The US Department of Energy’s Oak Ridge National Laboratory (ORNL) has licensed its high-power wireless charging technology for electric vehicles to HEVO. The system provides the world’s highest power levels in the smallest package and could one day enable electric vehicles to be charged as they are driven at highway speeds.

ORNL has licensed its high-powered wireless vehicle charging technology to HEVO, including the lab’s unique, compact polyphase electromagnetic coils that provide the highest surface power density available. Credit: Carlos Jones/ORNL, US Dept. of Energy.

The license covers ORNL’s unique polyphase electromagnetic coil that delivers the highest surface power density available, 1.5 megawatts (1,500 kilowatts) per square meter—eight to 10 times higher than currently available technology. This surface power density supports higher power levels in a thinner, lighter coil, resolving the issue of adding range-sapping weight to electric vehicles.

The license also includes ORNL’s Oak Ridge Converter, which eliminates one of the power conversion stages needed for wireless power transfer, resulting in more compact and less costly stationary infrastructure.

The ORNL technology enables very fast hands-free charging and even in-motion charging so vehicles could be reenergized as they’re driven at interstate speeds over specially equipped roadways.

Under the license, HEVO will work with ORNL to further develop the technology, including making it ready for commercial manufacturing.

In a recent announcement supporting deployment to the marketplace, Secretary of Energy Jennifer Granholm unveiled a DOE Technology Commercialization Fund award in which HEVO and ORNL will co-develop and demonstrate a 300-kW wireless charging system based on the ORNL converter and associated power electronics.

Together, we are developing the fastest and most universal wireless charging platform in the world.

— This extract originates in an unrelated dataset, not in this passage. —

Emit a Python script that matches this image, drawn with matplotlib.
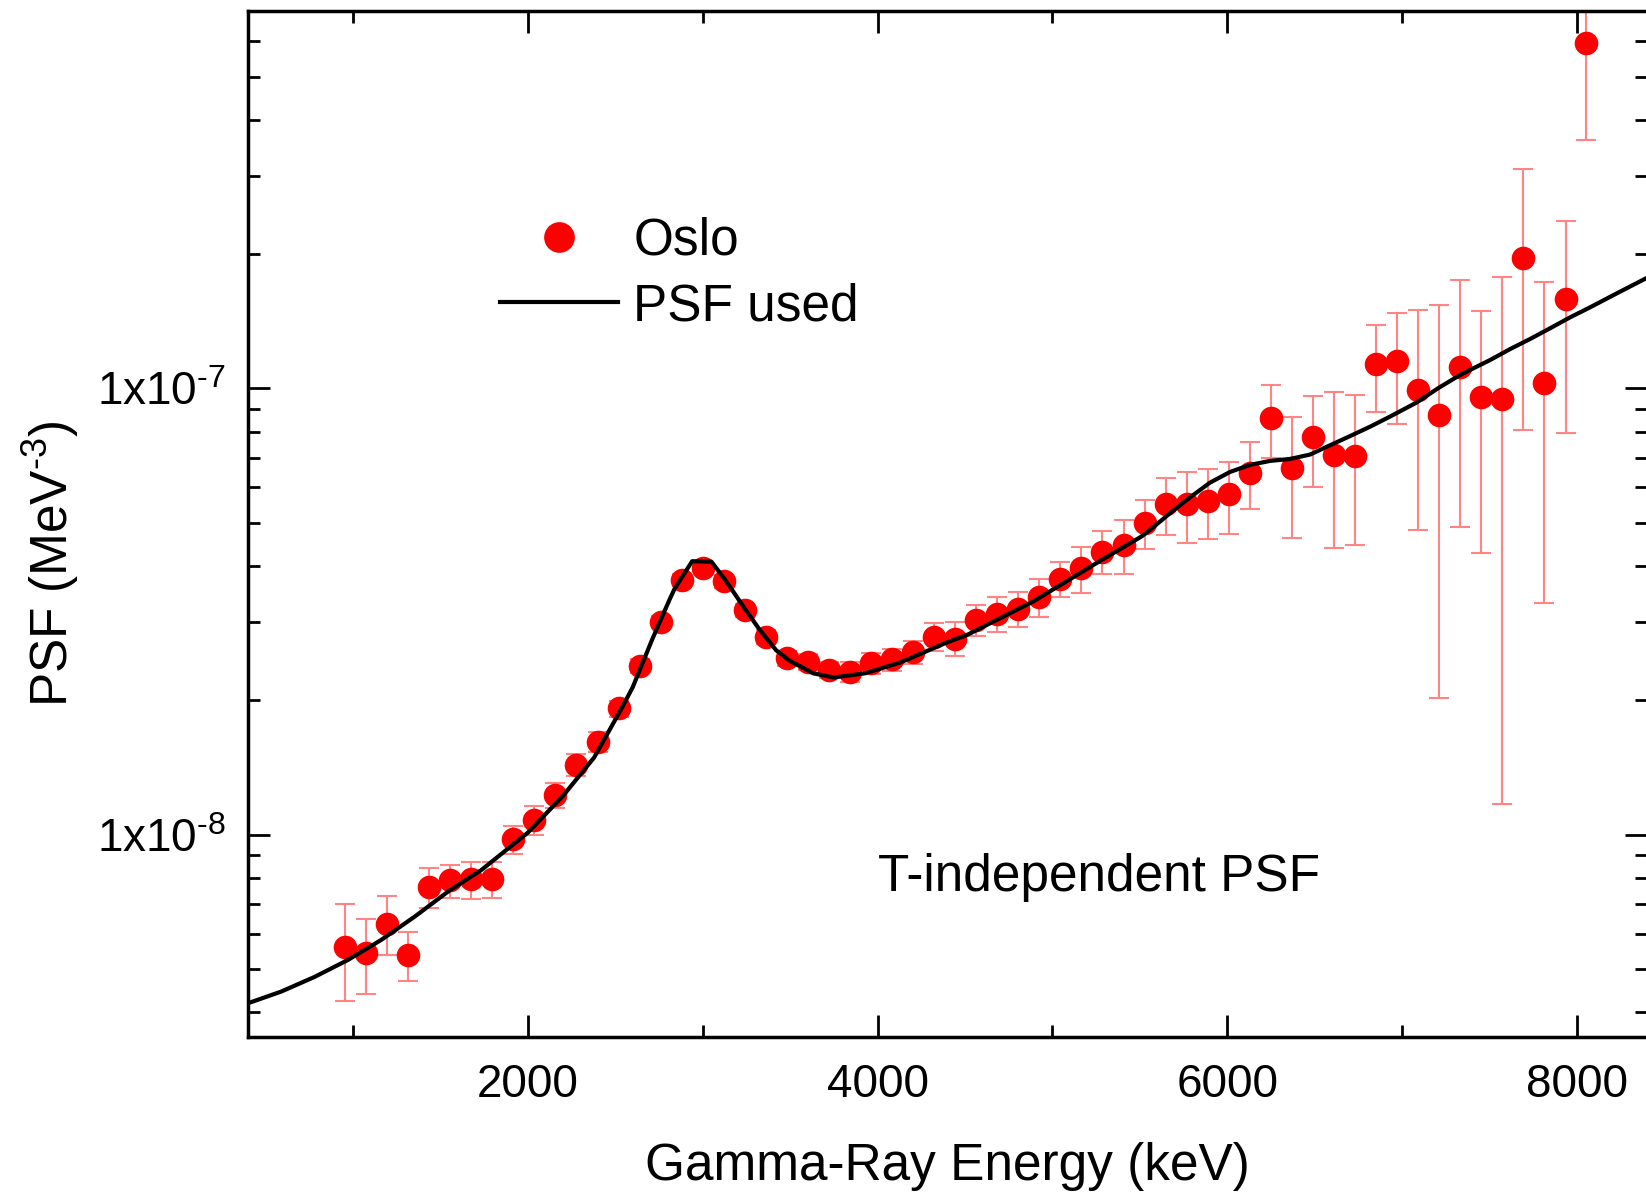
import matplotlib
matplotlib.use('Agg')
import matplotlib.pyplot as plt
from matplotlib.ticker import MultipleLocator, LogLocator, NullFormatter

plt.rcParams['font.family'] = 'Liberation Sans'
plt.rcParams['mathtext.fontset'] = 'custom'
plt.rcParams['mathtext.rm'] = 'Liberation Sans'
plt.rcParams['mathtext.it'] = 'Liberation Sans:italic'
plt.rcParams['mathtext.bf'] = 'Liberation Sans:bold'

# Oslo data points: gamma energy (keV), PSF (MeV^-3) and its error
energy = [955, 1075, 1196, 1316, 1436, 1556, 1677, 1797, 1917, 2038,
          2158, 2278, 2399, 2519, 2639, 2760, 2880, 3000, 3121, 3241,
          3361, 3482, 3602, 3722, 3843, 3963, 4083, 4203, 4324, 4444,
          4564, 4685, 4805, 4925, 5046, 5166, 5286, 5407, 5527, 5647,
          5768, 5888, 6008, 6129, 6249, 6369, 6490, 6610, 6730, 6851,
          6971, 7091, 7212, 7332, 7452, 7573, 7693, 7813, 7934, 8054]
psf = [5.61e-9, 5.43e-9, 6.32e-9, 5.37e-9, 7.64e-9, 7.90e-9, 7.94e-9, 7.95e-9, 9.76e-9, 1.079e-8,
       1.227e-8, 1.433e-8, 1.615e-8, 1.918e-8, 2.388e-8, 2.998e-8, 3.72e-8, 3.95e-8, 3.70e-8, 3.18e-8,
       2.78e-8, 2.485e-8, 2.44e-8, 2.34e-8, 2.32e-8, 2.42e-8, 2.47e-8, 2.56e-8, 2.776e-8, 2.75e-8,
       3.03e-8, 3.13e-8, 3.21e-8, 3.41e-8, 3.75e-8, 3.95e-8, 4.31e-8, 4.46e-8, 5.0e-8, 5.5e-8,
       5.51e-8, 5.6e-8, 5.79e-8, 6.47e-8, 8.6e-8, 6.62e-8, 7.8e-8, 7.1e-8, 7.05e-8, 1.135e-7,
       1.153e-7, 9.92e-8, 8.72e-8, 1.119e-7, 9.58e-8, 9.47e-8, 1.958e-7, 1.03e-7, 1.585e-7, 5.93e-7]
psf_err = [1.37e-9, 1.03e-9, 0.95e-9, 0.68e-9, 0.8e-9, 0.67e-9, 0.76e-9, 0.75e-9, 0.7e-9, 0.8e-9,
           0.8e-9, 0.8e-9, 0.8e-9, 0.8e-9, 0.9e-9, 1.0e-9, 1.2e-9, 1.2e-9, 1.2e-9, 1.1e-9,
           1.0e-9, 1.0e-9, 1.0e-9, 1.0e-9, 1.2e-9, 1.3e-9, 1.4e-9, 1.5e-9, 2.0e-9, 2.4e-9,
           2.4e-9, 2.8e-9, 2.9e-9, 3.4e-9, 3.4e-9, 4.7e-9, 4.7e-9, 6.2e-9, 6.3e-9, 8.0e-9,
           1.0e-8, 1.0e-8, 1.06e-8, 1.1e-8, 1.6e-8, 2.0e-8, 1.8e-8, 2.7e-8, 2.6e-8, 2.5e-8,
           3.2e-8, 5.1e-8, 6.7e-8, 6.3e-8, 5.3e-8, 8.3e-8, 1.15e-7, 7.0e-8, 7.9e-8, 2.33e-7]

# PSF used (solid curve)
curve_energy = [400, 590, 781, 972, 1162, 1353, 1543, 1734, 2000, 2200,
                2380, 2540, 2600, 2710, 2810, 2840, 2940, 3050, 3130, 3220,
                3320, 3420, 3500, 3580, 3630, 3750, 3930, 4130, 4390, 4510,
                4890, 5270, 5510, 5558, 5672, 5787, 5901, 6016, 6130, 6245,
                6359, 6474, 6588, 6702, 6817, 6931, 7083, 7207, 7331, 7503,
                7617, 7732, 7846, 7960, 8075, 8227, 8400]
curve_psf = [4.19e-9, 4.45e-9, 4.80e-9, 5.24e-9, 5.81e-9, 6.55e-9, 7.45e-9, 8.33e-9, 1.01e-8, 1.22e-8,
             1.49e-8, 1.93e-8, 2.14e-8, 2.73e-8, 3.36e-8, 3.56e-8, 4.10e-8, 4.09e-8, 3.72e-8, 3.30e-8,
             2.90e-8, 2.59e-8, 2.45e-8, 2.36e-8, 2.30e-8, 2.25e-8, 2.30e-8, 2.43e-8, 2.69e-8, 2.80e-8,
             3.33e-8, 4.10e-8, 4.66e-8, 4.82e-8, 5.25e-8, 5.70e-8, 6.15e-8, 6.50e-8, 6.74e-8, 6.88e-8,
             6.95e-8, 7.11e-8, 7.46e-8, 7.82e-8, 8.21e-8, 8.65e-8, 9.30e-8, 1.002e-7, 1.072e-7, 1.158e-7,
             1.225e-7, 1.291e-7, 1.364e-7, 1.443e-7, 1.52e-7, 1.633e-7, 1.77e-7]

xticks = [2000, 4000, 6000, 8000]
yticks = [1e-8, 1e-7]
ytick_labels = ['1x10$^{\\mathregular{\u20108}}$', '1x10$^{\\mathregular{\u20107}}$']

W, H = 1646, 1197
fig = plt.figure(figsize=(W / 100, H / 100), dpi=100)
ax = fig.add_axes([248 / W, 1 - 1037 / H, (1647 - 248) / W, (1037 - 10.5) / H])

ax.errorbar(energy, psf, yerr=psf_err, fmt='none', ecolor='#ff8585',
            elinewidth=1.5, capsize=7, capthick=1.5, zorder=2)
pts, = ax.plot(energy, psf, 'o', color='#ff0000', ms=17, mec='none',
               label='Oslo', zorder=3)
line, = ax.plot(curve_energy, curve_psf, color='black', lw=3,
                label='PSF used', zorder=4)

ax.set_yscale('log')
ax.set_xlim(400, 8400)
ax.set_ylim(3.52e-9, 7.03e-7)

ax.set_xticks(xticks)
ax.xaxis.set_minor_locator(MultipleLocator(1000))
ax.set_yticks(yticks)
ax.set_yticklabels(ytick_labels)
ax.yaxis.set_minor_locator(LogLocator(base=10, subs=range(2, 10)))
ax.yaxis.set_minor_formatter(NullFormatter())

ax.tick_params(which='both', direction='in', top=True, right=True,
               width=2, labelsize=33)
ax.tick_params(which='major', length=16)
ax.tick_params(which='minor', length=8.5)
ax.tick_params(axis='x', pad=19)
ax.tick_params(axis='y', pad=16)
for s in ax.spines.values():
    s.set_linewidth(2.5)
ax.spines['right'].set_visible(False)

ax.set_xlabel('Gamma-Ray Energy (keV)', fontsize=37, va='center')
ax.xaxis.set_label_coords(0.5, -0.126)
ax.set_ylabel('PSF (MeV$^{\\mathregular{\u20103}}$)', fontsize=37, va='center')
ax.yaxis.set_label_coords(-0.141, 0.461)

ax.text(4000, 8.0e-9, 'T-independent PSF', fontsize=37, ha='left', va='center')

ax.legend(handles=[pts, line], loc='upper left', bbox_to_anchor=(0.180, 0.7993),
          frameon=False, fontsize=37, handlelength=2.3, handletextpad=0.3,
          borderpad=0, borderaxespad=0, labelspacing=0.33, markerscale=1.3,
          numpoints=1)

fig.savefig('out.png', dpi=100)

From only one device mounted on the vehicle, a driver will now have the advantage of wirelessly charging at all levels up to 300-kilowatts, powering their home through a vehicle-to-grid interface, and even charging while driving at highway speeds with grid-to-battery efficiency of 90-96.5%. All of this functionality is built into a vehicle-side package the size of a medium pizza box and the ready-made capability to charge electric vehicles without a human behind the steering wheel.

—Jeremy McCool, HEVO founder and CEO

DOE has set a goal to develop hands-free, automated wireless electric vehicle charging that is at least as fast as conventional refueling as it seeks to decarbonize the nation’s transportation sector. High-power charging also encourages buy-in by consumers concerned about driving range and the availability of charging infrastructure. In wireless charging, EV batteries are energized when vehicles are parked over a charging pad or driven over specially outfitted roadways while power is transferred across an air gap between magnetic coils embedded in the ground and installed on the car.

Most of today’s commercially available light-duty EVs have battery packs rated anywhere from 30 kWh to 60 kWh, and most of the higher end, longer range electric vehicles come with 100 kWh battery packs. Reaching a 15-20 minute charge time for a 100-kWh battery pack requires a 300-kW charging system. Targeting an even faster 5-10-minute charge time means power must be scaled up to half a megawatt or more. Heavy-duty vehicles like electric semitrucks would require battery packs with several hundred kWh energy storage capacity, which would require megawatt-level charging, ORNL researchers noted.

Opening up new parts of the transportation sector to electrification is a key benefit of this technology. It’s not just about charging your vehicle really fast. It’s also about being able to convert to electricity long-haul trucks, which burn a significant portion of the vehicle fuel used in this country.Burak Ozpineci, section head for Vehicle and Mobility Systems Research at ORNL

The dynamic charging system being developed at ORNL likewise supports electrification of heavy-duty trucks.

Right now, those big trucks would require massive battery packs that add significant weight and cost to the vehicle. But with dynamic wireless charging on interstates, for instance, you can reduce the onboard battery capacity needed while alleviating range anxiety.

—Veda Galigekere, who leads ORNL’s Electric Drives Research Group

The Oak Ridge Converter will be part of the TCF project and is included in the HEVO licensing agreement. It directly converts 60-hertz AC power from the grid to high-frequency AC without taking an intermediary conversion to DC power. The converter design reduces the weight, volume and size of stationary, grid-side infrastructure by as much as 50%.

ORNL also actively works on shielding technologies to ensure system safety and reduce interference with other vehicle components.

The ORNL research and development team also includes Erdem Asa, Gui-Jia Su and Mostak Mohammad. The work was supported by the DOE Office of Energy Efficiency and Renewable Energy’s Vehicle Technologies Office and the ORNL Laboratory-Directed Research and Development program. Researchers used capabilities of the Grid Research Integration and Deployment Center and the DOE-designated National Transportation Research Center user facility at ORNL.